Effects of shock stress and microstructure on shock response of Al-Hf reactive materials

Abstract

Reactive materials are functional structural materials that balance structural strength and reactivity, and their shock response is greatly influenced by the characteristics of reactive components. This article aims at understanding the shock compression and reaction of Al-Hf reactive materials with two values of the Al-Hf particle size ratio α (1 µm:10 µm and 10 µm:10 µm), which were prepared through hot pressing with a compactness (the ratio of density to theoretical maximum density) greater than 96.46%. The free surface velocity of the materials was measured in the impact velocity range of 279–865 m/s. The Hugoniot elastic limit (HEL), spall strength, and Hugoniot relationships under shock stresses of 1.83–14.46 GPa were analyzed on the basis of the microstructure and phase change.

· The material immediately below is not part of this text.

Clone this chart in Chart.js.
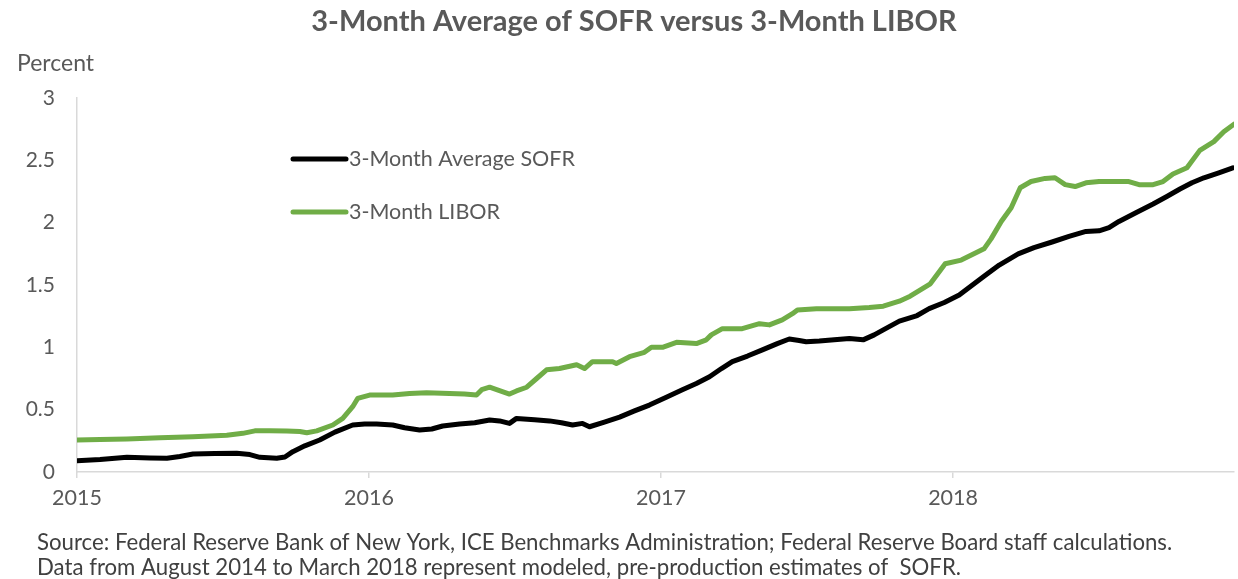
<!DOCTYPE html>
<html>
<head>
<meta charset="utf-8">
<script src="https://cdn.jsdelivr.net/npm/chart.js@4"></script>
<style>
  html, body { margin: 0; padding: 0; background: #ffffff; }
  #wrap { width: 1238px; height: 579px; position: relative; }
</style>
</head>
<body>
<div id="wrap"><canvas id="c" width="1238" height="579"></canvas></div>
<script>
// ---- Data (decimal years, percent) ----
const sofrDates = [2015.000,2015.079,2015.171,2015.250,2015.308,2015.352,2015.397,2015.472,2015.547,2015.592,2015.626,2015.684,2015.712,2015.739,2015.780,2015.831,2015.883,2015.944,2015.985,2016.026,2016.081,2016.122,2016.173,2016.215,2016.252,2016.310,2016.362,2016.413,2016.447,2016.481,2016.505,2016.567,2016.618,2016.659,2016.697,2016.731,2016.755,2016.806,2016.858,2016.909,2016.960,2017.018,2017.073,2017.121,2017.166,2017.207,2017.244,2017.296,2017.347,2017.398,2017.439,2017.473,2017.497,2017.542,2017.593,2017.645,2017.692,2017.730,2017.761,2017.816,2017.877,2017.918,2017.970,2018.021,2018.106,2018.158,2018.223,2018.277,2018.339,2018.397,2018.455,2018.500,2018.534,2018.568,2018.626,2018.685,2018.732,2018.777,2018.818,2018.859,2018.910,2018.958];
const sofrValues = [0.09,0.10,0.118,0.112,0.11,0.125,0.144,0.148,0.15,0.14,0.118,0.11,0.12,0.163,0.21,0.257,0.32,0.377,0.385,0.385,0.377,0.355,0.337,0.345,0.369,0.385,0.395,0.417,0.41,0.39,0.43,0.42,0.41,0.395,0.377,0.39,0.363,0.40,0.44,0.49,0.537,0.60,0.66,0.71,0.764,0.83,0.885,0.93,0.98,1.03,1.067,1.055,1.045,1.05,1.06,1.07,1.06,1.10,1.14,1.21,1.255,1.31,1.36,1.42,1.57,1.66,1.75,1.80,1.845,1.89,1.93,1.935,1.96,2.01,2.08,2.15,2.21,2.27,2.32,2.36,2.40,2.44];

const liborDates = [2015.000,2015.079,2015.171,2015.284,2015.397,2015.513,2015.568,2015.609,2015.660,2015.718,2015.763,2015.787,2015.821,2015.876,2015.910,2015.944,2015.961,2016.002,2016.081,2016.139,2016.197,2016.276,2016.327,2016.368,2016.386,2016.413,2016.437,2016.481,2016.505,2016.540,2016.574,2016.608,2016.652,2016.711,2016.738,2016.765,2016.834,2016.847,2016.892,2016.943,2016.967,2017.005,2017.053,2017.121,2017.155,2017.172,2017.210,2017.278,2017.337,2017.371,2017.415,2017.450,2017.467,2017.532,2017.645,2017.713,2017.761,2017.816,2017.853,2017.922,2017.973,2018.028,2018.106,2018.130,2018.165,2018.199,2018.230,2018.267,2018.315,2018.349,2018.384,2018.418,2018.455,2018.500,2018.568,2018.602,2018.637,2018.685,2018.719,2018.753,2018.801,2018.845,2018.893,2018.927,2018.962];
const liborValues = [0.257,0.26,0.265,0.275,0.283,0.294,0.31,0.33,0.33,0.329,0.325,0.315,0.33,0.377,0.43,0.524,0.59,0.617,0.617,0.63,0.636,0.63,0.625,0.617,0.66,0.68,0.66,0.625,0.65,0.68,0.75,0.82,0.83,0.86,0.83,0.885,0.885,0.87,0.925,0.96,1.00,1.00,1.04,1.03,1.06,1.10,1.15,1.15,1.19,1.18,1.22,1.27,1.30,1.31,1.31,1.32,1.33,1.37,1.41,1.51,1.67,1.70,1.79,1.87,2.01,2.12,2.28,2.33,2.355,2.36,2.305,2.29,2.32,2.33,2.33,2.33,2.305,2.305,2.33,2.39,2.44,2.58,2.65,2.73,2.79];

const seriesNames = ['3-Month Average SOFR', '3-Month LIBOR'];
const xTickYears = [2015, 2016, 2017, 2018];
const yTickValues = [0, 0.5, 1, 1.5, 2, 2.5, 3];
const yTickLabels = ['0', '0.5', '1', '1.5', '2', '2.5', '3'];
const titleText = '3-Month Average of SOFR versus 3-Month LIBOR';
const yAxisTitle = 'Percent';
const sourceLines = [
  'Source: Federal Reserve Bank of New York, ICE Benchmarks Administration; Federal Reserve Board staff calculations.',
  'Data from August 2014 to March 2018 represent modeled, pre-production estimates of  SOFR.'
];

// ---- Styles ----
const FONT = 'Lato, "Open Sans", sans-serif';
const COLORS = ['#000000', '#70ad47'];
const AXIS_GRAY = '#d9d9d9';
const TEXT_GRAY = '#595959';

const toXY = (xs, ys) => xs.map((x, i) => ({ x: x, y: ys[i] }));

const textPlugin = {
  id: 'texts',
  afterDraw(chart) {
    const ctx = chart.ctx;
    ctx.save();
    // Title
    ctx.fillStyle = TEXT_GRAY;
    ctx.font = 'bold 29px ' + FONT;
    ctx.textAlign = 'center';
    ctx.textBaseline = 'middle';
    ctx.fillText(titleText, 634, 22);
    // Y axis title
    ctx.font = '23px ' + FONT;
    ctx.textAlign = 'left';
    ctx.fillText(yAxisTitle, 17, 64);
    // Legend
    const legendY = [159, 212];
    seriesNames.forEach((name, i) => {
      ctx.strokeStyle = COLORS[i];
      ctx.lineWidth = 5;
      ctx.lineCap = 'round';
      ctx.beginPath();
      ctx.moveTo(293, legendY[i]);
      ctx.lineTo(346, legendY[i]);
      ctx.stroke();
      ctx.fillStyle = TEXT_GRAY;
      ctx.font = '21.5px ' + FONT;
      ctx.textAlign = 'left';
      ctx.textBaseline = 'middle';
      ctx.fillText(name, 349, legendY[i]);
    });
    // Source
    ctx.fillStyle = '#404040';
    ctx.font = '22.2px ' + FONT;
    ctx.textBaseline = 'middle';
    ctx.fillText(sourceLines[0], 37, 543);
    ctx.fillText(sourceLines[1], 37, 568);
    ctx.restore();
  }
};

new Chart(document.getElementById('c'), {
  type: 'line',
  data: {
    datasets: [
      {
        label: seriesNames[0],
        data: toXY(sofrDates, sofrValues),
        borderColor: COLORS[0],
        borderWidth: 5,
        pointRadius: 0,
        tension: 0,
        borderJoinStyle: 'round',
        borderCapStyle: 'round',
        fill: false
      },
      {
        label: seriesNames[1],
        data: toXY(liborDates, liborValues),
        borderColor: COLORS[1],
        borderWidth: 5,
        pointRadius: 0,
        tension: 0,
        borderJoinStyle: 'round',
        borderCapStyle: 'round',
        fill: false
      }
    ]
  },
  options: {
    responsive: false,
    animation: false,
    layout: { padding: { top: 98, right: 4, bottom: 0, left: 0 } },
    plugins: {
      legend: { display: false },
      title: { display: false },
      tooltip: { enabled: false }
    },
    scales: {
      x: {
        type: 'linear',
        min: 2015,
        max: 2018.962,
        afterBuildTicks: (scale) => { scale.ticks = xTickYears.map(v => ({ value: v })); },
        afterFit: (scale) => { scale.height = 107; },
        border: { display: true, color: AXIS_GRAY, width: 1.5 },
        grid: { display: true, drawOnChartArea: false, drawTicks: true, tickLength: 6, color: AXIS_GRAY, lineWidth: 1.5 },
        ticks: {
          color: TEXT_GRAY,
          font: { family: FONT, size: 21.5 },
          padding: 7,
          maxRotation: 0,
          autoSkip: false,
          callback: (v) => String(v)
        }
      },
      y: {
        min: 0,
        max: 3,
        afterBuildTicks: (scale) => { scale.ticks = yTickValues.map(v => ({ value: v })); },
        afterFit: (scale) => { scale.width = 77; },
        border: { display: true, color: AXIS_GRAY, width: 1.5 },
        grid: { display: true, drawOnChartArea: false, drawTicks: false, color: AXIS_GRAY },
        ticks: {
          color: TEXT_GRAY,
          font: { family: FONT, size: 21 },
          padding: 22,
          callback: (v) => yTickLabels[yTickValues.indexOf(v)]
        }
      }
    }
  },
  plugins: [textPlugin]
});
</script>
</body>
</html>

Continuous Al phase was formed in the sample with α = 0.1, while more Hf–Hf contact and crushed Hf appeared in the sample with α = 1. The velocity profiles presented clear signs of the linear growth to the HEL, the slow increase to the peak, and the subsequent pullback, indicating the transition from elastic to plastic and spall behavior. The HEL fluctuated significantly with increasing shock stress, while the spall strength first increased and then decreased. The sample with a continuous Al phase exhibited a lower HEL (0.52–0.97 GPa) and higher spall strength (0.31–0.46 GPa). The microstructure had a significant effect on the shock induced chemical reaction of the materials. Shock velocity was linearly related to particle velocity for the α = 0.1 sample, while a notable quadratic growth was observed for the α = 1 sample owing to self-reactions under the lower shock stress (5.32 GPa). The intermetallic Hf4Al3 observed in the recovered product by X-ray diffraction further verified the phenomenon.